Return the lines below exactly, from the first line to the line that contains "clin_TFP_err = [0, 0, 0.5, 0.6, 0.4, 0, 0, 0]". Leave out pictures.

Dataset excerpt:
★ ★ ★ ★
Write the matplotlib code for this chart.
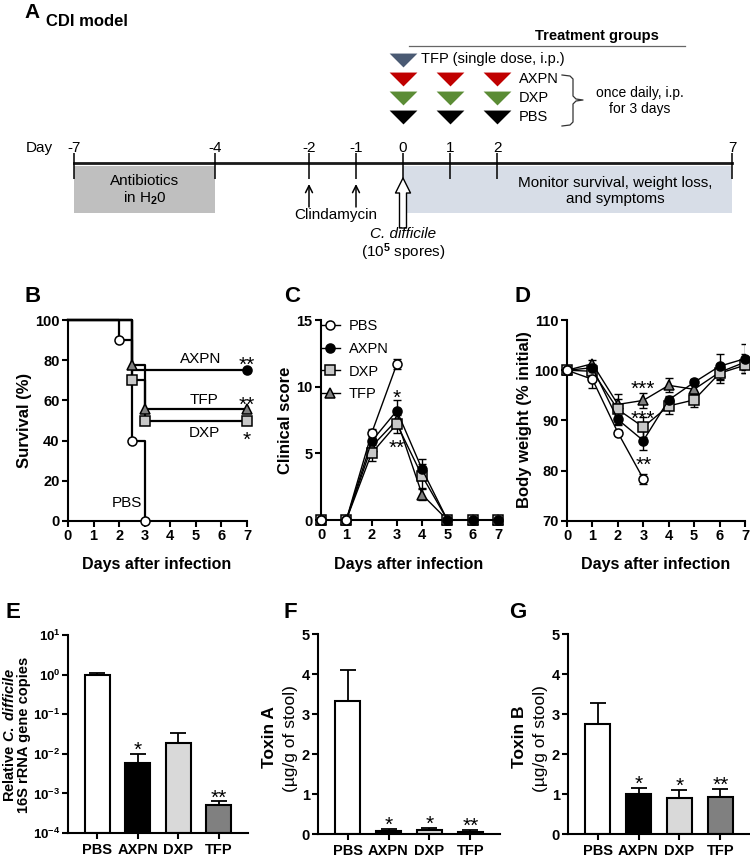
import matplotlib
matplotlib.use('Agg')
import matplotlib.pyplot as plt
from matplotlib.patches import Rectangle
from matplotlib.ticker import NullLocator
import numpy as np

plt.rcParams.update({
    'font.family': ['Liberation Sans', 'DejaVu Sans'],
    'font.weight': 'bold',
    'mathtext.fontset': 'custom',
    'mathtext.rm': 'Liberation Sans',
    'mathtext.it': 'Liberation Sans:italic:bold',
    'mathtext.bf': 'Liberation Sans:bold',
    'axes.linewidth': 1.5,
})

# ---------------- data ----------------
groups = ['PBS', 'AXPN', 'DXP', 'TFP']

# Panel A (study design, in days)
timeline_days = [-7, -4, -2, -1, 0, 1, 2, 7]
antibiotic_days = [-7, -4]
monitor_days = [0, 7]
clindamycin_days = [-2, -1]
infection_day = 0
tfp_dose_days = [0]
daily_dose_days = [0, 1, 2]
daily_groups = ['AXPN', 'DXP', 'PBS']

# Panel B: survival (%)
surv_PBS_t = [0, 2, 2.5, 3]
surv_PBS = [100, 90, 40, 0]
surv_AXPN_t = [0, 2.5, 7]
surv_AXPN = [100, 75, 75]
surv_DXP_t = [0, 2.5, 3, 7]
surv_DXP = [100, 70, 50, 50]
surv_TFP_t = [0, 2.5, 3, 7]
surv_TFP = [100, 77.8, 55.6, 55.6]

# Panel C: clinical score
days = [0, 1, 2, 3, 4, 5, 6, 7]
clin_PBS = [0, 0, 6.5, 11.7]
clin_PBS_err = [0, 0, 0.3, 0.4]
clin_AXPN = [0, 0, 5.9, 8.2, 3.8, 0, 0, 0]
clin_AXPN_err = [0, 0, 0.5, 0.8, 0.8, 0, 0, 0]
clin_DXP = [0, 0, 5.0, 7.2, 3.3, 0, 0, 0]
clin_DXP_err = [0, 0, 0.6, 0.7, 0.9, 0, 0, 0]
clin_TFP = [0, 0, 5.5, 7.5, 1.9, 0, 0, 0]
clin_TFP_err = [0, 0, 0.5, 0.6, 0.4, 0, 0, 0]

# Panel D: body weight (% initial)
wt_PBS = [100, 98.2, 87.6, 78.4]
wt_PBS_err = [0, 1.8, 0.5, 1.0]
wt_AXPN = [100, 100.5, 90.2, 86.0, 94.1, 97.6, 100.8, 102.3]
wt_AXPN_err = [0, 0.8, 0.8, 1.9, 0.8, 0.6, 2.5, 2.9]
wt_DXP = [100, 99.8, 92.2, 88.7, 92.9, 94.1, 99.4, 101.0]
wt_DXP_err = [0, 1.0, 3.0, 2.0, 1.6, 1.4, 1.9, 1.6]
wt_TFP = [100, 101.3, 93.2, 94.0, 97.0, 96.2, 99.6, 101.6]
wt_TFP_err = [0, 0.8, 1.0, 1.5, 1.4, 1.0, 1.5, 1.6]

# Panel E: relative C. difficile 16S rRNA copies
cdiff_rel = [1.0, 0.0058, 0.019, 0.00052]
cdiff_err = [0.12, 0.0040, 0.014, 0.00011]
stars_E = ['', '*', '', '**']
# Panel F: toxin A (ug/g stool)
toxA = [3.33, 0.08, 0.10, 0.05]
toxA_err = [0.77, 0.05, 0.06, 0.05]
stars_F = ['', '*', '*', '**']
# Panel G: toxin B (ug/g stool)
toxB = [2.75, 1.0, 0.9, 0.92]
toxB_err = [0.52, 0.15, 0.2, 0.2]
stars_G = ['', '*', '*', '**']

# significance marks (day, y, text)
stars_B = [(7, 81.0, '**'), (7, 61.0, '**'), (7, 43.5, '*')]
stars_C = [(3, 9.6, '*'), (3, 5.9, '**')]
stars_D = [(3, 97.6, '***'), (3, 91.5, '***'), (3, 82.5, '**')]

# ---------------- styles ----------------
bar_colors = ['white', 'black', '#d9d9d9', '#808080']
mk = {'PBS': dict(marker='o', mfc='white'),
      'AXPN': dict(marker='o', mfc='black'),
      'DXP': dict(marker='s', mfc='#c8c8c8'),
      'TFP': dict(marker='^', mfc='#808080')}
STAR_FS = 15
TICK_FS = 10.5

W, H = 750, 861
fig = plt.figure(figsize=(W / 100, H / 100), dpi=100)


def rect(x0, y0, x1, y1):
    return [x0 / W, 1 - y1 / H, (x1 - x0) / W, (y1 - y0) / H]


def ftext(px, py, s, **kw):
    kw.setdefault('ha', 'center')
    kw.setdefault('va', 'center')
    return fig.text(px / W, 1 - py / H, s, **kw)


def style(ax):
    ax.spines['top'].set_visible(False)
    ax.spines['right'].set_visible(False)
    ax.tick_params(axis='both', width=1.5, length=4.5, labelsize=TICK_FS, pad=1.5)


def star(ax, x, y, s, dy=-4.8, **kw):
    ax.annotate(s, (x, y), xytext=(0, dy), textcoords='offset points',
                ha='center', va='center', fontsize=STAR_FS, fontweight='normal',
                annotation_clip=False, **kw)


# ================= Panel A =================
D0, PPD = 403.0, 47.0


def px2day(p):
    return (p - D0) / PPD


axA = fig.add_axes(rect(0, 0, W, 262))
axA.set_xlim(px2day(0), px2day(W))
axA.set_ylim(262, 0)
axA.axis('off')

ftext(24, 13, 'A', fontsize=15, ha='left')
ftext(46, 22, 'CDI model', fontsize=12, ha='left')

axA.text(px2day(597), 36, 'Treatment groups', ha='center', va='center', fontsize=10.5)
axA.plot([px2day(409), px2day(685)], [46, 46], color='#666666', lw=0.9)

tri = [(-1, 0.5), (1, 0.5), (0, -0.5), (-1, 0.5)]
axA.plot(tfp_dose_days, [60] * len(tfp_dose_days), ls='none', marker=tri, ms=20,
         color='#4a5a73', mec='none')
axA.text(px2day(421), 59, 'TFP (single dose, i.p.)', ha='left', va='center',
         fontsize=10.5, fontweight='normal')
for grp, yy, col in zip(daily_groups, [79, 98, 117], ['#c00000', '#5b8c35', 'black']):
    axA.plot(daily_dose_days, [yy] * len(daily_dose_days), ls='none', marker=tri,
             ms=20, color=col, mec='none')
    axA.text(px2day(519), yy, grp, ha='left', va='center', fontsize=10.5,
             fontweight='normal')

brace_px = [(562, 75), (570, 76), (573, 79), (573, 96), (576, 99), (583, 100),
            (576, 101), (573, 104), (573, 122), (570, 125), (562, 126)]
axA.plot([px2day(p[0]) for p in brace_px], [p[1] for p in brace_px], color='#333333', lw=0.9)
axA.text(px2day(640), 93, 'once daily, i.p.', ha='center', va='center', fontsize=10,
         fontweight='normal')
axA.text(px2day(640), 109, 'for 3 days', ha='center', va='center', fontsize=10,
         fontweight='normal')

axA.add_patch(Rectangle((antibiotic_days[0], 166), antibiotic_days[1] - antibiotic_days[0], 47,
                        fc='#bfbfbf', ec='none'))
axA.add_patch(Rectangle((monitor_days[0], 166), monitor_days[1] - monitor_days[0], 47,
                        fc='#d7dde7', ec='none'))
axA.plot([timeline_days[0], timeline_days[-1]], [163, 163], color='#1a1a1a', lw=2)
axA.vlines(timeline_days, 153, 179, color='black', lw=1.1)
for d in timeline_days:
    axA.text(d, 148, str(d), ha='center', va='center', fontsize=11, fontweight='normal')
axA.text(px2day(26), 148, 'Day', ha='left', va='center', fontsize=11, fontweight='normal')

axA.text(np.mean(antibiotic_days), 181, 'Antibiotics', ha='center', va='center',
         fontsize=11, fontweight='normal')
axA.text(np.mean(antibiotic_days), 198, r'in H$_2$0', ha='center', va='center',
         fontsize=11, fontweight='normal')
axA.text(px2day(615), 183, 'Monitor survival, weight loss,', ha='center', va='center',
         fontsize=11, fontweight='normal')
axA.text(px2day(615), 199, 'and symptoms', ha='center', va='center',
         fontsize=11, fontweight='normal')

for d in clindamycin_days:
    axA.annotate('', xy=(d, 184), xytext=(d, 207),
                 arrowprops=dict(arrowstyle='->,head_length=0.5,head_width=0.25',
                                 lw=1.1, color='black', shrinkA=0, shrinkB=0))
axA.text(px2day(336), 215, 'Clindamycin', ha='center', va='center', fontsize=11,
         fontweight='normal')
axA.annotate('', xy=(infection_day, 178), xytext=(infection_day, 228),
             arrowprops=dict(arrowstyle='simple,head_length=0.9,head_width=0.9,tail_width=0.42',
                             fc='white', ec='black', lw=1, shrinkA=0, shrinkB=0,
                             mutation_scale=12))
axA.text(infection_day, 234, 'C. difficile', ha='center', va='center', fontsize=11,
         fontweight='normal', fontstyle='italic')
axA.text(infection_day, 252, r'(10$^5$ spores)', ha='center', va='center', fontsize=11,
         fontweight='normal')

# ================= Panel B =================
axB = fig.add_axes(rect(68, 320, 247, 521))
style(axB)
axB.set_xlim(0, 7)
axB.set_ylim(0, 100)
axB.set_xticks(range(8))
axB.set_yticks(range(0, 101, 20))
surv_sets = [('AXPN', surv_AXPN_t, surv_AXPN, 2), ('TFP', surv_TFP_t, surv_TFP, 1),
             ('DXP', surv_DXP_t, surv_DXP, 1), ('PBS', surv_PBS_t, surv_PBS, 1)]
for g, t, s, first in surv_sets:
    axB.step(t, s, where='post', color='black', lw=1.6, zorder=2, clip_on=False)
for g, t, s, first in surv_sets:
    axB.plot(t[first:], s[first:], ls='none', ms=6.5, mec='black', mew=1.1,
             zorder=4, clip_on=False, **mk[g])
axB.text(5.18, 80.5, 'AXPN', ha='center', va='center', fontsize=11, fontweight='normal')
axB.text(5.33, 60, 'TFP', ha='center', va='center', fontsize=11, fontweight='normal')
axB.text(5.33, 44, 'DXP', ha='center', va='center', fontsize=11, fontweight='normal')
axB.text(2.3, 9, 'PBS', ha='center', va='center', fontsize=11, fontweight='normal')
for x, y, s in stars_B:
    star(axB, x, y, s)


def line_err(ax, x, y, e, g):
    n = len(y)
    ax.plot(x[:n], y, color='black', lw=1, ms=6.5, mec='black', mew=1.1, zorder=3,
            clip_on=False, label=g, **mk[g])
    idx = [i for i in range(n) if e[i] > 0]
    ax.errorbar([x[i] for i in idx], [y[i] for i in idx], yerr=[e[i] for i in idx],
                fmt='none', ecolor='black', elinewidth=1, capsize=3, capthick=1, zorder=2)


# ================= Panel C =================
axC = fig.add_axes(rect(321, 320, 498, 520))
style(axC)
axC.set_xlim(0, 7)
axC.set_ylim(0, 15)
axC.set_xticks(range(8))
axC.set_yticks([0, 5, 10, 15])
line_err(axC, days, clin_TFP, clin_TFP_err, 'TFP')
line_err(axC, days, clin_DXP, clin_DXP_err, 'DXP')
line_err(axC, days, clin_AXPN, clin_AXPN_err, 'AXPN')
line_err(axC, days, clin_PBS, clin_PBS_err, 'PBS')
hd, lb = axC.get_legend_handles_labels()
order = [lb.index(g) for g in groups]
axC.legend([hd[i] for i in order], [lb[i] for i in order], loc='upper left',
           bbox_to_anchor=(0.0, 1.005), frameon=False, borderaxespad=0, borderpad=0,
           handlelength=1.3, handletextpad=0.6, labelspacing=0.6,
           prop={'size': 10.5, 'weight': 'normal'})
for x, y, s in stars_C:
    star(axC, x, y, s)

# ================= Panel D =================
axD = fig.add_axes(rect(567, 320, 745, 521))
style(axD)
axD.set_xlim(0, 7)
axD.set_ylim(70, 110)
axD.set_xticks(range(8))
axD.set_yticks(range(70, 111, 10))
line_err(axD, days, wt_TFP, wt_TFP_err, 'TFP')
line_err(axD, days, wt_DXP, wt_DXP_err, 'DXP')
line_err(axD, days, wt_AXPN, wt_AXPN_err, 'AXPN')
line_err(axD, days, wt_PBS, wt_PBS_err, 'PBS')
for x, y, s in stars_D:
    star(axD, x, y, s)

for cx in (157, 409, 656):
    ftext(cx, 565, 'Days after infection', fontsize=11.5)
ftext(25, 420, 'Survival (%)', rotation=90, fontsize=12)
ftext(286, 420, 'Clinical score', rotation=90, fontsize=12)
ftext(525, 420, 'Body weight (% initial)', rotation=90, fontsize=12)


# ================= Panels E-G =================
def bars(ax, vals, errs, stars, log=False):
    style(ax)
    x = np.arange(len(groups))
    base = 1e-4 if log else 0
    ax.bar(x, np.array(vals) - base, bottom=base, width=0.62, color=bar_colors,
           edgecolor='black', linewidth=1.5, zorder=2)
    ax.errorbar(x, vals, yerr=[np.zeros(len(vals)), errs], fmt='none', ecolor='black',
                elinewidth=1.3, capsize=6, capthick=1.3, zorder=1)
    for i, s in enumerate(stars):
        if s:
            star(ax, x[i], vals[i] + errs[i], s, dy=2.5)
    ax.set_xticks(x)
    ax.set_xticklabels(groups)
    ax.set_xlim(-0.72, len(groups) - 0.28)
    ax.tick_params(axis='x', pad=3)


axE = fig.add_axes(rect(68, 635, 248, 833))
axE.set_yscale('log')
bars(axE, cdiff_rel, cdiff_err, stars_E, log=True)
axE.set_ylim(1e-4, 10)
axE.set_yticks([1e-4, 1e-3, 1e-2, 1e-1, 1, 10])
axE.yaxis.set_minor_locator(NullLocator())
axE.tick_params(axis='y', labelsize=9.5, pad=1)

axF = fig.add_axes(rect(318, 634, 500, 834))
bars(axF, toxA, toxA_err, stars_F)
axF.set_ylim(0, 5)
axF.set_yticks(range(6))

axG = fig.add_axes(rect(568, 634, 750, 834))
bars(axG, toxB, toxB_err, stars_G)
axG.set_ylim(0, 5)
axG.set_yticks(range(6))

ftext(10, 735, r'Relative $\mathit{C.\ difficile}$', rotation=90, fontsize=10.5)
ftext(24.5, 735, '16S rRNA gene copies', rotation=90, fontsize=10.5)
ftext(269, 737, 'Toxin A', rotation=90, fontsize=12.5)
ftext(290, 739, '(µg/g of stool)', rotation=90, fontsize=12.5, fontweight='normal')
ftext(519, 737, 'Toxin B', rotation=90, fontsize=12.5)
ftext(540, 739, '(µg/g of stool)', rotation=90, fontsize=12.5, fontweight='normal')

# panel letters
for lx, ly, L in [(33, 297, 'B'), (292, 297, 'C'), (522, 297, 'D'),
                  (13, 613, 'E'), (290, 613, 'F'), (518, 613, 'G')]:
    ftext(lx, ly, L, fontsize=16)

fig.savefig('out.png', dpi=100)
★ ★ ★ ★
Response:
Write the matplotlib code for this chart.
import matplotlib
matplotlib.use('Agg')
import matplotlib.pyplot as plt
from matplotlib.patches import Rectangle
from matplotlib.ticker import NullLocator
import numpy as np

plt.rcParams.update({
    'font.family': ['Liberation Sans', 'DejaVu Sans'],
    'font.weight': 'bold',
    'mathtext.fontset': 'custom',
    'mathtext.rm': 'Liberation Sans',
    'mathtext.it': 'Liberation Sans:italic:bold',
    'mathtext.bf': 'Liberation Sans:bold',
    'axes.linewidth': 1.5,
})

# ---------------- data ----------------
groups = ['PBS', 'AXPN', 'DXP', 'TFP']

# Panel A (study design, in days)
timeline_days = [-7, -4, -2, -1, 0, 1, 2, 7]
antibiotic_days = [-7, -4]
monitor_days = [0, 7]
clindamycin_days = [-2, -1]
infection_day = 0
tfp_dose_days = [0]
daily_dose_days = [0, 1, 2]
daily_groups = ['AXPN', 'DXP', 'PBS']

# Panel B: survival (%)
surv_PBS_t = [0, 2, 2.5, 3]
surv_PBS = [100, 90, 40, 0]
surv_AXPN_t = [0, 2.5, 7]
surv_AXPN = [100, 75, 75]
surv_DXP_t = [0, 2.5, 3, 7]
surv_DXP = [100, 70, 50, 50]
surv_TFP_t = [0, 2.5, 3, 7]
surv_TFP = [100, 77.8, 55.6, 55.6]

# Panel C: clinical score
days = [0, 1, 2, 3, 4, 5, 6, 7]
clin_PBS = [0, 0, 6.5, 11.7]
clin_PBS_err = [0, 0, 0.3, 0.4]
clin_AXPN = [0, 0, 5.9, 8.2, 3.8, 0, 0, 0]
clin_AXPN_err = [0, 0, 0.5, 0.8, 0.8, 0, 0, 0]
clin_DXP = [0, 0, 5.0, 7.2, 3.3, 0, 0, 0]
clin_DXP_err = [0, 0, 0.6, 0.7, 0.9, 0, 0, 0]
clin_TFP = [0, 0, 5.5, 7.5, 1.9, 0, 0, 0]
clin_TFP_err = [0, 0, 0.5, 0.6, 0.4, 0, 0, 0]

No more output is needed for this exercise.